Ta-Nehisi Coates article about Bill Cosby in the new Atlantic reaches that high standard of excellent for long-form magazine writing wherein it's not really viable to adequately summarize the piece in a way that makes it possible to blog about. Instead, I'd just like to flag one interesting thread that Coates weaves -- the idea of a distinct "Black Conservative" political and intellectual tradition in America:
But Cosby’s rhetoric played well in black barbershops, churches, and backyard barbecues, where a unique brand of conservatism still runs strong. [...] Shortly after Cosby took his Pound Cake message on the road, I wrote an article denouncing him as an elitist. When my father, a former Black Panther, read it, he upbraided me for attacking what he saw as a message of black empowerment.
Cosby’s most obvious antecedent is Booker T. Washington. [...] W. E. B. Du Bois, the integrationist model for the Dysons of our day, saw Washington as an apologist for white racism and thought that his willingness to sacrifice the black vote was heretical. [...]
After Washington’s death, in 1915, the black conservative tradition he had fathered found a permanent and natural home in the emerging ideology of Black Nationalism. Marcus Garvey, its patron saint, turned the Atlanta Compromise on its head, implicitly endorsing segregation not as an olive branch to whites but as a statement of black supremacy. Black Nationalists scorned the Du Boisian integrationists as stooges or traitors, content to beg for help from people who hated them. [...]
Black conservatives like Malcolm X and Louis Farrakhan, the leader of the Nation of Islam, have at times allied themselves with black liberals. But in general, they have upheld a core of beliefs laid out by Garvey almost a century ago: a skepticism of (white) government as a mediating force in the “Negro problem,” a strong belief in the singular will of black people, and a fixation on a supposedly glorious black past.

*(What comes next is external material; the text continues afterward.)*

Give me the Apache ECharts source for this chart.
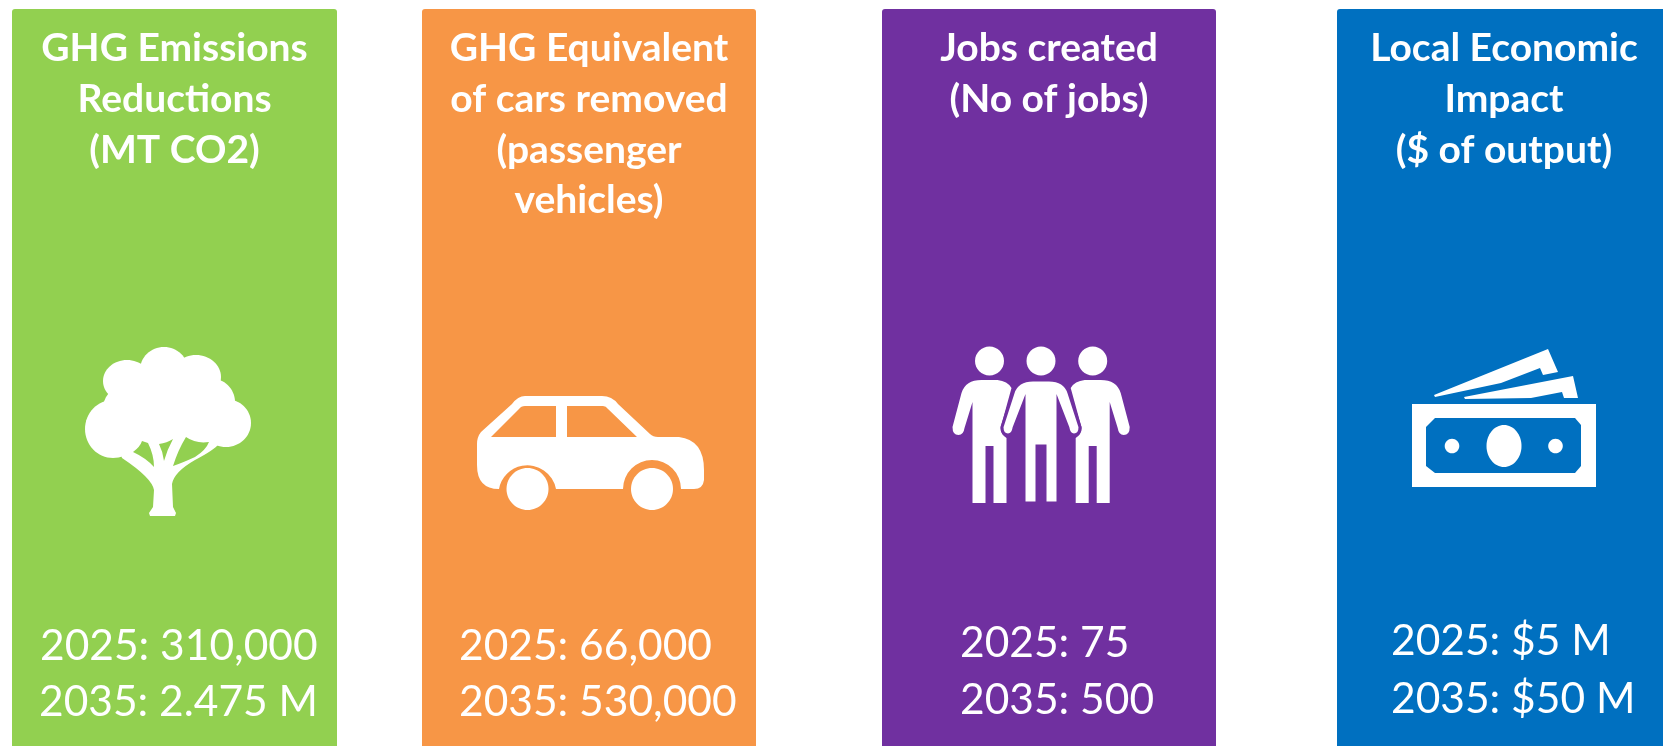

Needless to say, there's an interesting ambiguity in the white mainstream's response to this black conservative tradition. The aspect of the tradition that says African-Americans will need to solve their own problems has enormous appeal to most moderate and conservative whites. But the tradition's analysis of why that's the case -- that America is a fundamentally racist society -- is viewed with horror by those some moderate and conservative whites. This also highlights, I think, part of what's so preposterous about efforts to insinuate that Barack Obama is a closet black nationalist -- his ideas are clearly liberal ideas, and those a very different set of ideas from the ones animating black nationalism.